Maj.-Gen. Larbi Belkheir (العربي بلخير) was an Algerian general and political figure.

== Biography ==
He was born in Frenda (now in Tiaret Province) in 1938, and joined the French army, reaching the rank of second lieutenant. After independence in 1962, he was sent to the Soviet Union for further training. After returning, he became chief of staff at Ouargla, then for the entire 2nd Military Region (around Oran). In 1975, he became director of ENITA, a military technical institute at Bordj El Bahri. He was close to the next president, Chadli Bendjedid, whom he helped choose; under Bendjedid's rule, he became head of the High Council for Security, secretary-general of the presidency, and head of the Cabinet, and attained the rank of major-general. From 18 October 1991 to 19 July 1992, during Algeria's first free elections, he was Minister of the Interior.

However, in 1992, dissatisfied with the election results, he helped lead the military coup that deposed Chadli Bendjedid and annulled the elections, starting the Algerian Civil War. In 1999, he helped Bouteflika become president, and shortly afterwards, in October 2000, became head of his Cabinet.

In August 2005, he was appointed ambassador to Morocco.

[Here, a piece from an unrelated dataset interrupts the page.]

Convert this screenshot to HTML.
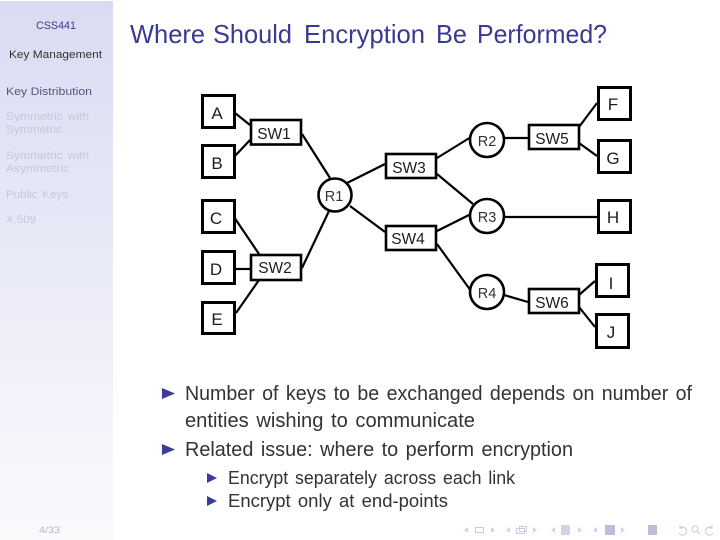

In 2001, Belkheir was accused by Hichem Abboud of ordering the assassination of FFS activist Ali Mecili in Paris in 1987; he responded by unsuccessfully suing Abboud for libel. In December 2003, a refugee, Mehdi Mosbah, filed a suit against Belkheir in Paris for torture, on the basis that he had headed the Interior Ministry at the time and was thus responsible for police conduct; however, Belkheir left France soon after.

He died on 28 January 2010, Ain Naadja, and was buried at Ben Aknoun cemetery.